Allerdings gibt es zwei Hindernisse. Das Hauptproblem stellt die spezielle Filmpatrone dar, die den Robot-Fotografen zum Selbstverarbeiter macht: Zunächst müssen Sie die alten Patronen also erst mal auftreiben. Dann gilt es, den normalen Kleinbildfilm hineinzuspulen. Diese lästige Prozedur hat aber durchaus ihren Sinn. Denn die Spezialpatronen öffnen den Patronenschlitz, sobald Sie die Kamera schließen.
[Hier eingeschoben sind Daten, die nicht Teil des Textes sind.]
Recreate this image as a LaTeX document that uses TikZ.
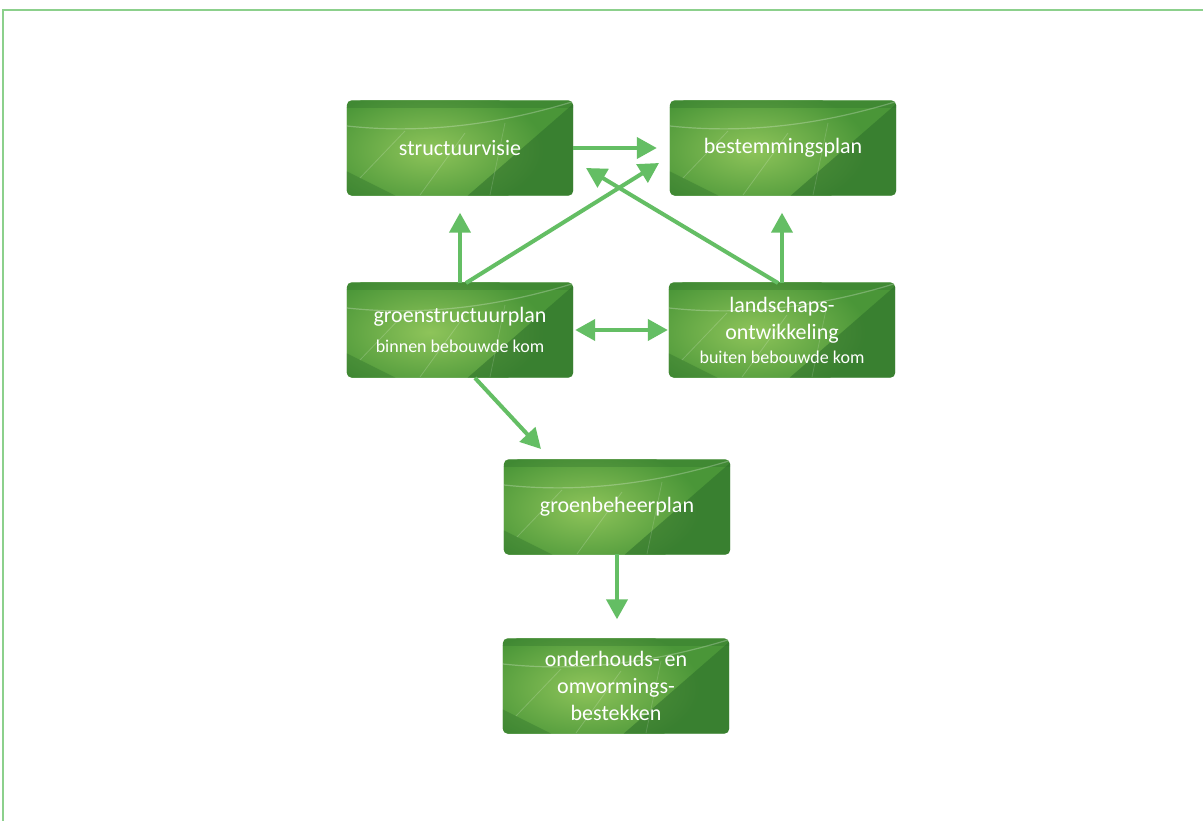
\documentclass[tikz,border=0pt]{standalone}
\usepackage{fontspec}
\setmainfont{Carlito}
\usetikzlibrary{arrows.meta,backgrounds}
\definecolor{arrowgreen}{HTML}{64BE64}
\definecolor{framegreen}{HTML}{8CD08C}
\definecolor{leafmid}{HTML}{4A9638}
\definecolor{leaflight}{HTML}{8EC45A}
\definecolor{leafdark}{HTML}{2C6E2A}
\tikzset{
  leaf/.style={minimum width=226pt, minimum height=93pt, inner sep=0pt,
    text=white, align=center, font=\fontsize{22}{27}\selectfont},
  arr/.style={draw=arrowgreen, line width=4pt, -{Triangle[length=20pt, width=21pt]}},
  darr/.style={draw=arrowgreen, line width=4pt, {Triangle[length=20pt, width=21pt]}-{Triangle[length=20pt, width=21pt]}}
}
\begin{document}
\begin{tikzpicture}[x=1pt,y=-1pt]
\useasboundingbox (0,0) rectangle (1203,821);

\node[leaf] (sv) at (460,148) {structuurvisie};
\node[leaf] (bp) at (783,148) {bestemmingsplan};
\node[leaf] (gs) at (460,330) {groenstructuurplan\\[3pt]{\fontsize{18}{20}\selectfont binnen bebouwde kom}};
\node[leaf] (lo) at (782,330) {landschaps-\\ontwikkeling\\[-3pt]{\fontsize{18}{20}\selectfont buiten bebouwde kom}};
\node[leaf] (gb) at (617,507) {groenbeheerplan};
\node[leaf] (ob) at (616,686) {onderhouds- en\\omvormings-\\bestekken};

\begin{scope}[on background layer]
\fill[white] (0,0) rectangle (1203,821);
\draw[framegreen, line width=2pt] (3,821) -- (3,10) -- (1203,10);
\foreach \n in {sv,bp,gs,lo,gb,ob}{
  \begin{scope}
    \clip[rounded corners=5pt] ([yshift=-1pt]\n.south west) rectangle ([yshift=1pt]\n.north east);
    \begin{scope}[shift={(\n.center)}]
      \fill[leafmid] (-120,-50) rectangle (120,50);
      \shade[inner color=leaflight, outer color=leafmid] (-30,2) ellipse [x radius=115, y radius=62];
      \fill[leafdark, opacity=0.55] (5,50) -- (120,-50) -- (120,50) -- cycle;
      \fill[leafdark, opacity=0.35] (-120,20) -- (-60,50) -- (-120,50) -- cycle;
      \fill[leafdark, opacity=0.3] (-120,-50) rectangle (120,-40);
      \draw[white, opacity=0.25, line width=1.2pt] (-113,-22) .. controls (-20,-12) and (60,-30) .. (115,-47);
      \draw[white, opacity=0.18, line width=0.8pt] (-40,47) -- (5,-15);
      \draw[white, opacity=0.18, line width=0.8pt] (-100,30) -- (-55,-17);
      \draw[white, opacity=0.15, line width=0.8pt] (30,47) -- (45,-25);
    \end{scope}
  \end{scope}
}
\end{scope}

\coordinate (d1s) at (466,283);
\coordinate (d1e) at (659,163);
\coordinate (d2s) at (778,283);
\coordinate (d2e) at (586,168);
\coordinate (d3s) at (475,378);
\coordinate (d3e) at (541,449);

\draw[arr, shorten >=13pt] (sv.east) -- (bp.west);
\draw[arr, shorten >=18pt] (gs.north) -- (gs.north |- sv.south);
\draw[arr, shorten >=18pt] (lo.north) -- (lo.north |- bp.south);
\draw[arr] (d1s) -- (d1e);
\draw[arr] (d2s) -- (d2e);
\draw[darr, shorten <=2pt, shorten >=1pt] (gs.east) -- (gs.east -| lo.west);
\draw[arr] (d3s) -- (d3e);
\draw[arr, shorten >=20pt] (gb.south) -- (gb.south |- ob.north);
\end{tikzpicture}
\end{document}
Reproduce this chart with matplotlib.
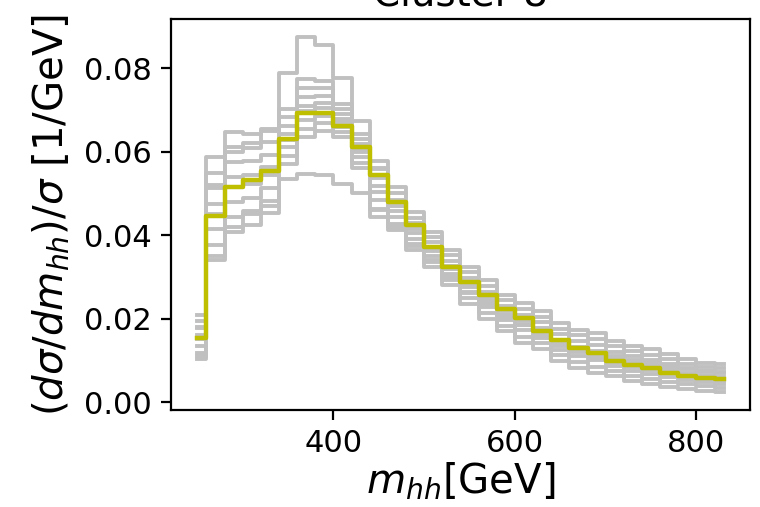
import numpy as np
import matplotlib
matplotlib.use("Agg")
import matplotlib.pyplot as plt

# ------------------------------------------------------------
# Data: normalised m_hh distributions (bin centres in GeV)
# ------------------------------------------------------------
mhh = np.arange(250, 831, 20)

benchmark = [0.0155, 0.0447, 0.0515, 0.0531, 0.0554, 0.0630, 0.0693, 0.0693, 0.0661, 0.0610,
             0.0543, 0.0479, 0.0424, 0.0372, 0.0325, 0.0287, 0.0257, 0.0223, 0.0202, 0.0170,
             0.0150, 0.0131, 0.0119, 0.0099, 0.0089, 0.0083, 0.0071, 0.0063, 0.0057, 0.0055]

member_hi = [0.0210, 0.0586, 0.0646, 0.0642, 0.0654, 0.0702, 0.0773, 0.0770, 0.0713, 0.0642,
             0.0578, 0.0515, 0.0455, 0.0408, 0.0364, 0.0325, 0.0293, 0.0257, 0.0238, 0.0218,
             0.0190, 0.0174, 0.0166, 0.0146, 0.0135, 0.0127, 0.0115, 0.0103, 0.0095, 0.0091]
member_lo = [0.0103, 0.0340, 0.0408, 0.0424, 0.0452, 0.0570, 0.0634, 0.0650, 0.0634, 0.0562,
             0.0443, 0.0412, 0.0364, 0.0325, 0.0281, 0.0235, 0.0200, 0.0170, 0.0143, 0.0127,
             0.0099, 0.0083, 0.0071, 0.0063, 0.0051, 0.0043, 0.0036, 0.0032, 0.0028, 0.0024]
member_peak = [0.0180, 0.0520, 0.0600, 0.0620, 0.0650, 0.0788, 0.0875, 0.0856, 0.0776, 0.0673,
               0.0560, 0.0480, 0.0420, 0.0365, 0.0320, 0.0280, 0.0245, 0.0210, 0.0185, 0.0160,
               0.0135, 0.0120, 0.0108, 0.0095, 0.0085, 0.0078, 0.0070, 0.0062, 0.0056, 0.0052]
member_flat = [0.0110, 0.0350, 0.0420, 0.0450, 0.0470, 0.0535, 0.0547, 0.0543, 0.0523, 0.0500,
               0.0460, 0.0420, 0.0375, 0.0340, 0.0300, 0.0265, 0.0235, 0.0205, 0.0185, 0.0165,
               0.0145, 0.0130, 0.0120, 0.0110, 0.0100, 0.0093, 0.0086, 0.0080, 0.0075, 0.0072]
member_1 = [0.0194, 0.0549, 0.0610, 0.0609, 0.0624, 0.0682, 0.0752, 0.0752, 0.0701, 0.0606,
            0.0517, 0.0469, 0.0414, 0.0371, 0.0327, 0.0285, 0.0214, 0.0183, 0.0157, 0.0141,
            0.0113, 0.0097, 0.0085, 0.0075, 0.0064, 0.0056, 0.0048, 0.0043, 0.0038, 0.0034]
member_2 = [0.0119, 0.0377, 0.0444, 0.0457, 0.0482, 0.0590, 0.0655, 0.0668, 0.0646, 0.0598,
            0.0504, 0.0458, 0.0405, 0.0362, 0.0318, 0.0276, 0.0279, 0.0244, 0.0224, 0.0204,
            0.0176, 0.0160, 0.0152, 0.0134, 0.0122, 0.0114, 0.0103, 0.0092, 0.0085, 0.0081]
member_3 = [0.0135, 0.0414, 0.0479, 0.0489, 0.0513, 0.0610, 0.0676, 0.0686, 0.0658, 0.0618,
            0.0538, 0.0484, 0.0428, 0.0383, 0.0339, 0.0298, 0.0251, 0.0218, 0.0195, 0.0177,
            0.0149, 0.0133, 0.0123, 0.0109, 0.0097, 0.0089, 0.0079, 0.0071, 0.0065, 0.0061]
member_4 = [0.0178, 0.0512, 0.0575, 0.0577, 0.0593, 0.0662, 0.0731, 0.0734, 0.0689, 0.0586,
            0.0484, 0.0443, 0.0391, 0.0350, 0.0306, 0.0262, 0.0228, 0.0196, 0.0172, 0.0154,
            0.0126, 0.0110, 0.0100, 0.0088, 0.0076, 0.0068, 0.0060, 0.0053, 0.0048, 0.0044]
member_5 = [0.0162, 0.0475, 0.0539, 0.0544, 0.0563, 0.0643, 0.0710, 0.0716, 0.0677, 0.0574,
            0.0463, 0.0427, 0.0378, 0.0337, 0.0293, 0.0249, 0.0265, 0.0231, 0.0210, 0.0191,
            0.0163, 0.0147, 0.0138, 0.0121, 0.0110, 0.0102, 0.0091, 0.0082, 0.0075, 0.0071]
member_6 = [0.0151, 0.0451, 0.0515, 0.0522, 0.0543, 0.0629, 0.0697, 0.0704, 0.0670, 0.0630,
            0.0558, 0.0500, 0.0441, 0.0396, 0.0352, 0.0312, 0.0242, 0.0209, 0.0186, 0.0168,
            0.0140, 0.0124, 0.0114, 0.0100, 0.0089, 0.0081, 0.0072, 0.0064, 0.0058, 0.0054]

members = [member_hi, member_lo, member_peak, member_flat,
           member_1, member_2, member_3, member_4, member_5, member_6]

# ------------------------------------------------------------
# Plot
# ------------------------------------------------------------
fig = plt.figure(figsize=(3.8, 2.535))
ax = fig.add_axes([0.225, 0.1913, 0.7618, 0.7712])

for m in members:
    ax.step(mhh, m, where="mid", color="silver", linewidth=1.4)
ax.step(mhh, benchmark, where="mid", color="y", linewidth=1.6)

ax.set_title("Cluster 8", fontsize=14, pad=5)
ax.set_xlabel(r"$m_{hh}$[GeV]", fontsize=14.5, labelpad=1)
ax.set_ylabel(r"$(d\sigma/dm_{hh})/\sigma$ [1/GeV]", fontsize=14.5)
ax.tick_params(labelsize=11)

fig.savefig("out.png", dpi=200)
So kann die Robot den Film leichter und schneller transportieren. Auch das Filmformat 24 x 24 mm macht nur dem Selbstverarbeiter Spaß, denn in Großlaboren wird es recht stiefmütterlich behandelt. Die späteren Robot-Modelle nehmen normalen Kleinbildfilm auf, unter ihnen gibt es auch welche für das Format 24 x 36 mm.
Der Federmotor
Der Motorantrieb ist für Serienaufnahmen prinzipiell gut geeignet. Allerdings fehlt eine Serienbildfunktion. Stattdessen müssen Sie für jedes Bild einzeln auslösen, so dass die eigene Fingerfertigkeit die Bildfolge begrenzt. In der Praxis sind mehr als drei Aufnahmen pro Sekunde kaum drin, während rein technisch mindestens das Doppelte möglich wäre.
70 Jahre Robot
Die Geschichte dieser Kamera ist nicht minder interessant als ihre Technik. Heinz Kilfitt - schon in jungen Jahren ein begnadeter Konstrukteur - baute bis 1931 einen Prototyp. Doch von den etablierten Kameraherstellern fand sich keiner zur Produktion bereit; zu ausgefallen schien der Apparat, zu ungewohnt die Technik. Bei der Firma Berning in Düsseldorf fand er schließlich offene Ohren, und 1934 erschien das erste Serienmodell. Betuchte Amateure, Berufsfotografen und Spezialanwender kauften Robots, auch für militärische Zwecke wurden sie eingesetzt. Das hier gezeigte Modell blieb mit geringen Variationen von 1939 bis 1960 (!) im Angebot. Heute stellt die Robot Foto & Elektronic vor allem Überwachungskameras her. Bei Monochrom in Kassel gibt es jetzt wieder einen Robot-Klassiker zu kaufen, der technisch auf der hier gezeigten Variante basiert, wobei allerdings der Preis die Zielgruppe stark eingrenzt; das preisgünstigste Modell kostet dort 2980 Mark.
Kein Schnäppchen
Billig konnte die Kamera bei der Qualität auch damals nicht sein. Bei Schaja kostete sie 1939 in dieser Ausstattung 295 Reichsmark. Mit dreilinsigem Objektiv war sie für 165 Mark zu haben und lag damit auf dem Niveau der preisgünstigsten Leica. Auf Fotobörsen kann man heute noch fündig werden; das gezeigte Modell dürfte im mittleren Zustand ab 400 Mark kosten. Spätere Robots mit rechteckigem Filmformat sind wesentlich teurer.